Kimilerine göre; Dr. Abdullah Cevdet’in, devrinin Türkçü ve İslamcı aydınları tarafından boy hedefi haline getirilmiş olmasının, bugün de pek çok insan tarafından yine aynı gözle bakılmasının sebebi; fikirlerinin maksatlı olarak yanlış yorumlanmasıdır. Zira Dr. Abdullah Cevdet, kalkınmanın lokomotifinin kaliteli işgücü olduğunu, bunun için de nüfus artışına ihtiyaç bulunduğunu savunuyor, ancak ülkede yeterli nüfus artışı sağlanıncaya kadar aradaki insan gücü boşluğunun, dışarıdan göç alarak doldurulmasını teklif ediyordu. İşte onun bu teklifi, muhalifleri ve düşmanları tarafından batıdan damızlık erkek getirilmesi, “kana kan katmak” şeklinde yorumlanmış ve kendisine cephe alınmıştır(3).
Dr. Abdullah Cevdet’in konuya ilişkin fikirleri, “Türk ırkının ıslahına ihtiyaç vardır. Bu bakımdan batıdan damızlık erkek getirilmesi gerekir!” şeklinde yorumlanabilir mi bilmiyorum. Ancak onun fikirleri muhalifleri ve muarızları tarafından öyle yorumlanmış ve bugün de aynı şekilde yorumlanmaya devam etmektedir. Çünkü geçtiğimiz yıllarda (2006 yılında) Ankara’nın Çankaya ilçesinde onun ismiyle anılan bir sokağın adı değiştirilmek istenmiş, ancak Danıştay bu değişikliği iptal etmiştir.
Dediğim gibi; Dr. Abdullah Cevdet’in temel fikri, eğer ekonomik kalkınmanın temel fonksiyonunun kaliteli insan gücü olduğu noktasında ise ve savaşlarda en gürbüz çocuklarını yitirmiş Osmanlı gibi bir ülkenin ekonomisinin insan gücü ihtiyacını karşılamak için dışarıdan gelecek göçleri, geçici de olsa bir çözüm yolu olarak düşünmüşse bunun herhangi bir kötü tarafı olmamalıdır.

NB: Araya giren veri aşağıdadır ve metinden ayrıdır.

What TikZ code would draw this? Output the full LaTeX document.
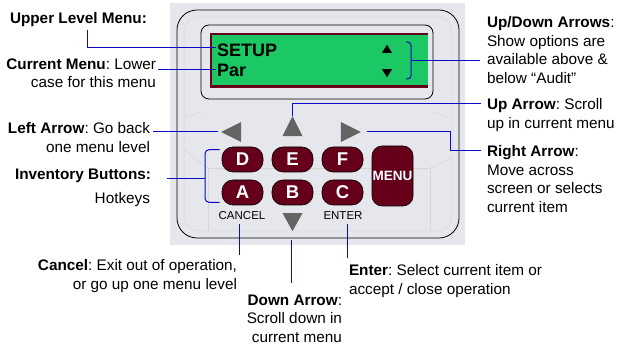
\documentclass[tikz,border=0pt]{standalone}
\usepackage{fontspec}
\setmainfont{Liberation Sans}
\usetikzlibrary{shapes.geometric,calc}
\definecolor{panelbg}{RGB}{229,231,236}
\definecolor{lcdgreen}{RGB}{28,200,100}
\definecolor{btnred}{RGB}{102,0,26}
\definecolor{lineblue}{RGB}{10,10,200}
\definecolor{arrowgray}{RGB}{100,100,100}
\frenchspacing
\begin{document}
\begin{tikzpicture}[x=1pt,y=-1pt,
  conn/.style={draw=lineblue, line width=1pt},
  lbl/.style={font=\fontsize{15.3}{18.5}\selectfont\frenchspacing, inner sep=0pt, outer sep=0pt},
  btn/.style={draw=black, line width=0.6pt, fill=btnred, rounded corners=11pt, minimum width=41pt, minimum height=25pt, inner sep=0pt, text=white, font=\fontsize{18.5}{18.5}\selectfont\bfseries},
  navtri/.style={isosceles triangle, isosceles triangle stretches, fill=arrowgray, minimum width=20pt, minimum height=20pt, inner sep=0pt, outer sep=0pt},
  lcdtri/.style={isosceles triangle, isosceles triangle stretches, fill=black, minimum width=10pt, minimum height=8pt, inner sep=0pt, outer sep=0pt},
  keycap/.style={font=\fontsize{11.5}{12}\selectfont, inner sep=0pt},
  lcdtxt/.style={font=\fontsize{18}{18}\selectfont\bfseries, inner sep=0pt, anchor=west},
  bevel/.style={draw=black!16, line width=0.5pt}
]
\useasboundingbox (0,0) rectangle (618,344);
\fill[white] (0,0) rectangle (618,344);
% panel
\fill[panelbg] (170,3) rectangle (465,245);
\draw[bevel, rounded corners=15pt] (184,17) rectangle (452,231);
\draw[bevel] (208,168) -- (430,168);
\draw[bevel] (208,168) -- (208,231);
\draw[bevel] (430,168) -- (430,231);
\draw[bevel] (208,168) -- (184,150);
\draw[bevel] (430,168) -- (452,158);
\draw[bevel] (201,112) -- (184,118);
\draw[bevel] (433,112) -- (452,118);
\draw[black, line width=0.8pt, rounded corners=20pt] (177,10) rectangle (459,238);
% screen
\draw[black, line width=0.8pt, rounded corners=8pt] (201,25) rectangle (433,99);
\fill[btnred] (210,33) rectangle (428,88);
\fill[lcdgreen] (212,35) rectangle (428,85.5);
\node[lcdtxt] (setup) at (217,50) {SETUP};
\node[lcdtxt] (par) at (217,70) {Par};
\node[lcdtri, shape border rotate=90] (lcdup) at (387,50) {};
\node[lcdtri, shape border rotate=-90] (lcddn) at (387,72) {};
% nav arrows
\node[navtri, shape border rotate=180] (larr) at (235,132) {};
\node[navtri, shape border rotate=90] (uarr) at (292.5,130) {};
\node[navtri, shape border rotate=0] (rarr) at (347,132) {};
\node[navtri, shape border rotate=-90, minimum height=18pt] (darr) at (292.5,219) {};
% buttons
\node[btn] (D) at (242.5,159.5) {D};
\node[btn] (E) at (292.5,159.5) {E};
\node[btn] (F) at (342.5,159.5) {F};
\node[btn] (A) at (242.5,192.5) {A};
\node[btn] (B) at (292.5,192.5) {B};
\node[btn] (C) at (342.5,192.5) {C};
\node[btn, minimum height=60pt, rounded corners=10pt, font=\fontsize{13.5}{13.5}\selectfont\bfseries] (menu) at (392.5,176) {MENU};
\node[keycap] (cancelkey) at (242,216) {CANCEL};
\node[keycap] (enterkey) at (343,216) {ENTER};
% labels
\node[lbl, anchor=north west] (ulm) at (10,12.5) {\textbf{Upper Level Menu:}};
\node[lbl, anchor=north east, align=right] (cm) at (156,58.5) {\textbf{Current Menu}: Lower\\case for this menu};
\node[lbl, anchor=north east, align=right] (la) at (150,122.5) {\textbf{Left Arrow}: Go back\\one menu level};
\node[lbl, anchor=north east] (inv) at (151,168.5) {\textbf{Inventory Buttons:}};
\node[lbl, anchor=north east] (hot) at (150,192.5) {Hotkeys};
\node[lbl, anchor=north west, align=left] (ud) at (487,16.5) {\textbf{Up/Down Arrows}:\\Show options are\\available above \&\\below “Audit”};
\node[lbl, anchor=north west, align=left] (ua) at (487,98.5) {\textbf{Up Arrow}: Scroll\\up in current menu};
\node[lbl, anchor=north west, align=left] (ra) at (487,145.5) {\textbf{Right Arrow}:\\Move across\\screen or selects\\current item};
\node[lbl, anchor=north east, align=right] (ctext) at (237,259.5) {\textbf{Cancel}: Exit out of operation,\\or go up one menu level};
\node[lbl, anchor=north east, align=right] (dtext) at (342,294.5) {\textbf{Down Arrow}:\\Scroll down in\\current menu};
\node[lbl, anchor=north west, align=left] (etext) at (349,264.5) {\textbf{Enter}: Select current item or\\accept / close operation};
% helper coordinates
\coordinate (invbr) at (205,179);
\coordinate (udtop) at (406,42);
\coordinate (udbr) at (411,60.5);
\coordinate (udbot) at (406,79);
% connectors
\draw[conn] ([xshift=9.5pt,yshift=-3.5pt]ulm.south) |- ([xshift=-1pt,yshift=2pt]setup.west);
\draw[conn] ([xshift=-1pt]par.west) -- ([xshift=2pt]par.west -| cm.east);
\draw[conn] ([xshift=-3pt]larr.apex) -- ([xshift=3pt]larr.apex -| la.east);
\draw[conn, rounded corners=4pt] ([xshift=-2pt,yshift=-3pt]D.north west) -| (invbr) |- ([xshift=-2pt,yshift=3pt]A.south west);
\draw[conn] (invbr) -- ([xshift=16pt]invbr -| inv.east);
\draw[conn, rounded corners=3.5pt] (udtop) -| (udbr) |- (udbot);
\draw[conn] (udbr) -- ([xshift=-7pt]udbr -| ud.west);
\draw[conn] (uarr.apex) |- ([xshift=-6pt,yshift=-5.5pt]ua.north west);
\draw[conn] ([xshift=6pt]rarr.apex) -- ++(84,0) |- ([xshift=-6pt,yshift=-5.5pt]ra.north west);
\draw[conn] ([xshift=-3pt,yshift=-4pt]cancelkey.south) -- ([xshift=-3pt,yshift=4pt]cancelkey.south |- ctext.north);
\draw[conn] ([xshift=-1.5pt,yshift=-9pt]darr.apex) -- ([xshift=-1.5pt,yshift=11pt]darr.apex |- dtext.north);
\draw[conn] ([xshift=4pt,yshift=-4pt]enterkey.south) -- ([xshift=4pt,yshift=6pt]enterkey.south |- etext.north);
\end{tikzpicture}
\end{document}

Çünkü aynı şeyi, geçmişte ve bugün başta Almanya ve ABD olmak üzere bütün kalkınmış ülkeler uygulamışlar ve uygulamaya da devam ediyorlar…
22.08.2008
Ömer Sağlam
_____________
1- Avni Tarhan, “Güreşimizde Genç Osman Devri” başlıklı makalesi, Zaman, 21.03.2007.
2- internet sitesinde bulunan 21.08.2008 tarihli ve “İşte Türkiye’nin spor politikası: Az maaş boş mezar” başlıklı Uğur Demirkırdı imzalı DHA kaynaklı haber.
3- bkz. Zeki Arıkan, internet adresinde bulunan 26.02.2006 tarihli ve “Dr. Abdullah Cevdet” başlıklı yazısı.